Ich suche einen Lüfterrahmen für 3 5,25" Schächte mit Lochgitter vorne wie bei diesem Festplattenkäfig die Lüftereinheit. Ich möchte 3 3,5" Festplatten in 3 5,25" Schächten unterbringen.Dafür würde ich allerdings gerne Solche Schienen nehmen damit da noch genug Platz dazwischen ist und weil die billiger sind.


----------



## hardwarespider (6. Januar 2011)

*AW: 120mm Lüfter in 5,25" Schächte?*

Du könntest den fertigen Cooling Kit nehmen...
-->Caseking.de » Gehäuse » Lian Li » Lian Li - Zubehör » Laufwerksblenden » Lian Li BZ-502B Cooling Kit - black
...oder etwas sparen und 4 Blenden, Kabelbinder und einen alten/billigeren Lüfter nehmen 
-->Caseking.de » Gehäuse » Lian Li » Lian Li - Zubehör » Laufwerksblenden » Lian Li BZ-501B Laufwerksblende 5,25 Zoll - black + Lüfter + Kabelbinder


----------



## MetallSimon (6. Januar 2011)

*AW: 120mm Lüfter in 5,25" Schächte?*

Die Blenden haben viel größere Löcher als bei meinem Gehäuse und das sieht dann nicht so einheitlich aus.Weiß jemand wo ich wenigstens solches Lochgitter herbekomme, dann könnt ich mir das einfach selber zurechtbiegen.


----------



## hardwarespider (6. Januar 2011)

*AW: 120mm Lüfter in 5,25" Schächte?*

Am ehesten im Baumarkt deines Vertrauens.


----------



## Timsu (7. Januar 2011)

*AW: 120mm Lüfter in 5,25" Schächte?*

Dieses LianLi Cooling KIt kann ich nur empfehlen, auch wenn das Lochgitter etwas uneinheitlich ist, es passt trotzdem( ist bei mir auch so).

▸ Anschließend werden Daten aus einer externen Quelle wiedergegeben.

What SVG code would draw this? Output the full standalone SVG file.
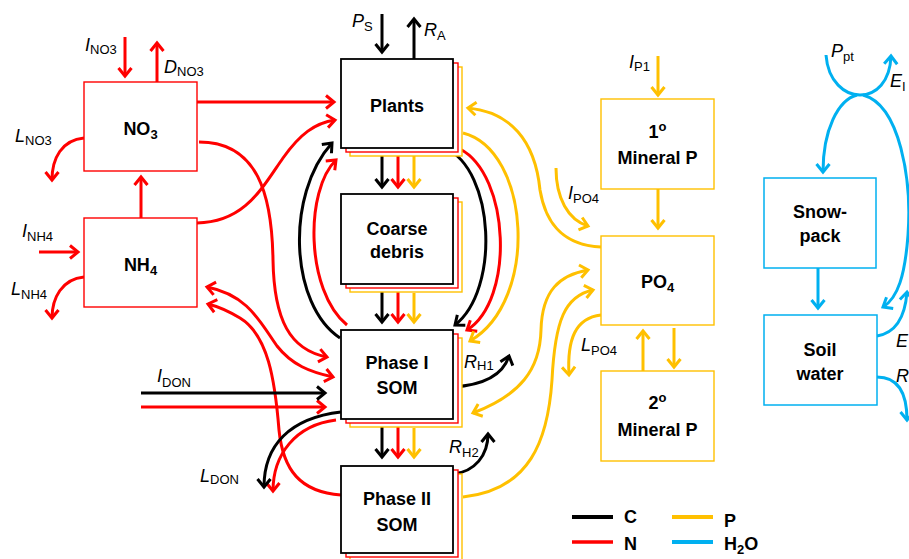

Es ist sehr hochwertig verarbeitet, blos der Lüfter ist ziemlich laut.


----------



## matteo92 (7. Januar 2011)

*AW: 120mm Lüfter in 5,25" Schächte?*

Hi, 

schauh dir das mal an : Caseking.de » HDD/SSD » HDD-Kühler » Cooler Master HDD-Modul STB-3T4-E3-GP - Universal


----------